Inception, a G42 company focused on applied AI research and advancements in the Middle East, has announced the release of Jais, an advanced 13-billion parameter Arabic language model. Developed in partnership with Mohamed bin Zayed University of Artificial Intelligence (MBZUAI), Jais represents a major advancement in Arabic natural language processing capabilities.
The release includes two models, Jais-13b which is the base Arabic centric model with 13B parameters as well as Jais-13b-chat, an instruction-tuned version. By open-sourcing Jais, Inception says it aims to engage the scientific, academic, and developer communities to accelerate the growth of a vibrant Arabic language AI ecosystem. This can serve as a model for other languages currently underrepresented in mainstream AI.
The new model was trained on G42's Condor Galaxy 1 supercomputer, which was built in collaboration with Cerebras Systems. Condor Galaxy 1 delivers multi-exaFLOP AI computing power, enabling the rapid development of complex models like Jais. G42 and Cerebras first partnered in 2021 to bring high-performance AI infrastructure to the region.
With its 13 billion parameters, Jais significantly outperforms previous open-source Arabic language models. It was trained on a dataset of 395 billion Arabic and English tokens, allowing it to process both languages with high accuracy. Unlike other multilingual models, Jais gives equal weight to Arabic, comprising 33% of its training data.

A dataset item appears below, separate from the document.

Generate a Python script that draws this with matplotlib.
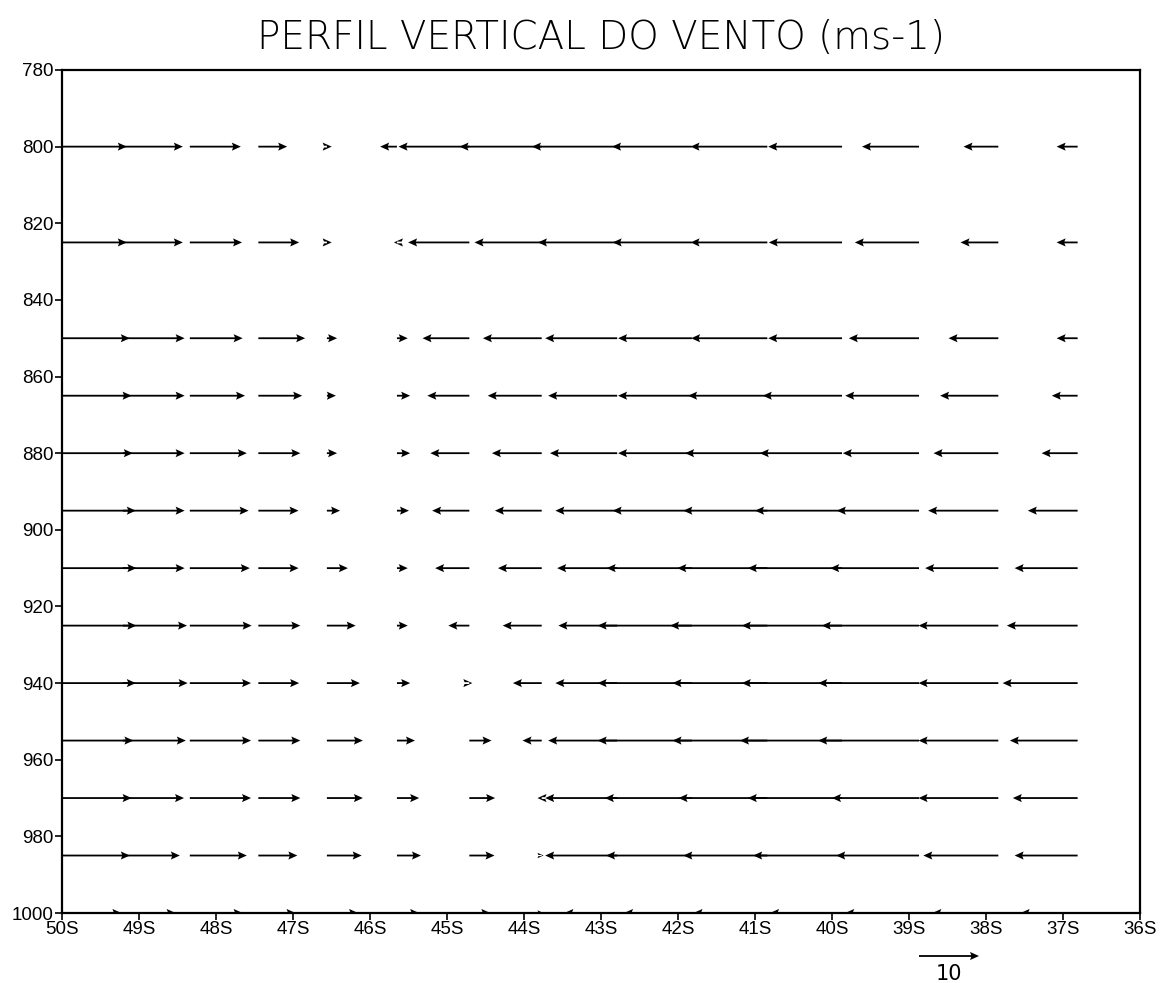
import numpy as np
import matplotlib
matplotlib.use('Agg')
import matplotlib.pyplot as plt

# grid point latitudes (negative = south), read from the arrow tails
lats = [-50.07, -49.21, -48.34, -47.45, -46.56, -45.65, -44.71, -43.77,
        -42.79, -41.82, -40.84, -39.87, -38.87, -37.84, -36.81]
levels = [800, 825, 850, 865, 880, 895, 910, 925, 940, 955, 970, 985, 1000]

# zonal wind (m/s) at each level, west -> east
u800 = [11.7, 10.0, 8.5, 4.8, 0.8, -2.8, -11.8, -13.7, -14.2, -13.3, -12.8, -12.3, -9.5, -5.8, -3.5]
u825 = [11.7, 10.0, 8.7, 6.8, 0.8, -0.5, -10.2, -11.2, -13.2, -13.2, -12.8, -12.2, -10.7, -6.3, -3.5]
u850 = [12.2, 10.3, 8.8, 7.8, 1.7, 1.8, -7.8, -9.8, -12.0, -12.3, -12.7, -12.3, -11.7, -8.3, -3.5]
u865 = [12.5, 10.3, 9.2, 7.3, 1.5, 2.2, -7.0, -9.0, -11.5, -12.3, -13.2, -13.2, -12.3, -9.7, -4.3]
u880 = [12.7, 10.3, 9.5, 7.0, 1.7, 2.2, -6.5, -8.3, -11.2, -12.3, -13.7, -13.7, -12.7, -10.8, -6.0]
u895 = [13.2, 10.3, 9.8, 6.7, 2.2, 2.0, -6.2, -7.8, -10.3, -13.2, -14.0, -14.5, -13.7, -11.7, -8.3]
u910 = [13.3, 10.3, 10.0, 6.7, 3.5, 1.8, -5.7, -7.3, -10.0, -14.2, -15.0, -15.7, -14.8, -12.2, -10.5]
u925 = [13.3, 10.7, 10.3, 7.0, 4.8, 1.8, -3.5, -6.5, -9.8, -15.7, -16.2, -16.7, -16.2, -13.3, -11.8]
u940 = [13.2, 10.8, 10.2, 6.8, 5.5, 2.2, 0.5, -4.8, -10.3, -15.7, -15.8, -16.7, -16.8, -13.3, -12.5]
u955 = [12.8, 10.5, 10.2, 7.0, 6.0, 3.0, 3.7, -3.2, -11.5, -15.7, -15.8, -17.0, -16.8, -13.3, -11.3]
u970 = [12.5, 10.2, 10.2, 7.0, 6.0, 3.7, 4.3, -0.7, -12.0, -14.5, -14.8, -15.7, -14.5, -13.3, -10.8]
u985 = [12.2, 9.5, 9.5, 6.5, 5.8, 4.0, 4.2, 0.3, -12.0, -14.3, -14.0, -14.8, -13.8, -12.5, -10.5]
u1000 = [10.8, 8.8, 8.8, 6.2, 5.2, 3.7, 3.5, 0.3, -8.8, -11.3, -12.3, -12.0, -12.3, -11.0, -9.5]

u = np.array([u800, u825, u850, u865, u880, u895, u910, u925,
              u940, u955, u970, u985, u1000])
w = np.zeros_like(u)

xticks = list(range(-50, -35))
xlabels = [f"{abs(t)}S" for t in xticks]
yticks = list(range(780, 1001, 20))

fig = plt.figure(figsize=(11.65, 9.83), dpi=100)
ax = fig.add_axes([62 / 1165, 70 / 983, 1078 / 1165, 843 / 983])

X, Y = np.meshgrid(lats, levels)
# 10 m/s drawn as ~60 px, one degree is ~77 px
q = ax.quiver(X, Y, u, w, angles='xy', scale_units='x', scale=77 / 6,
              pivot='tail', units='dots', width=1.8, headwidth=4.5,
              headlength=5, headaxislength=4.3, minshaft=0.3, minlength=0.2,
              color='black')

ax.set_xlim(-50, -36)
ax.set_ylim(1000, 780)
ax.set_xticks(xticks)
ax.set_xticklabels(xlabels, family='Liberation Sans', fontsize=13.5)
ax.set_yticks(yticks)
ax.set_yticklabels([str(t) for t in yticks], family='Liberation Sans', fontsize=13.5)
ax.tick_params(direction='out', length=5, width=1.2, pad=1)
for s in ax.spines.values():
    s.set_linewidth(1.6)

ax.quiverkey(q, X=949 / 1165, Y=1 - 956 / 983, U=10, label='10', labelpos='S',
             coordinates='figure', labelsep=0.08,
             fontproperties={'size': 15, 'family': 'DejaVu Sans'})

fig.text(601 / 1165, 1 - 38 / 983, 'PERFIL VERTICAL DO VENTO (ms-1)',
         ha='center', va='center', fontsize=28, family='DejaVu Sans',
         fontweight='light')

fig.savefig('out.png', dpi=100)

"We believe that innovation thrives when we collaborate," says Andrew Jackson, CEO of Inception. "With this release, we are setting a new standard for AI advancement in the Middle East and ensuring that the Arabic language, with its depth and heritage, finds its voice within the AI landscape.
According to G42, Jais is the "world's highest quality Arabic Large Language Model" and represents a milestone for AI advancement in the Arabic-speaking world. By open-sourcing the model, G42 aims to spur innovation and collaboration in Arabic natural language processing.
Researchers praised the careful methodology behind the model, including the use of specialized techniques like ALiBi positional embeddings and SwiGLU activation functions. These optimizations unlock Jais' ability to understand nuanced linguistic patterns, provide improved context handling, and generate human-like text in Arabic.
G42 positions the release of Jais as an important step toward technology that bridges divides rather than exacerbating them. With over 400 million Arabic speakers worldwide, the availability of advanced Arabic language models helps democratize access to AI capabilities.
Jais is now available on Hugging Face, allowing developers and researchers to leverage its Arabic and English proficiencies. G42 plans to continue expanding the capabilities of Jais to further enhance Arabic language understanding.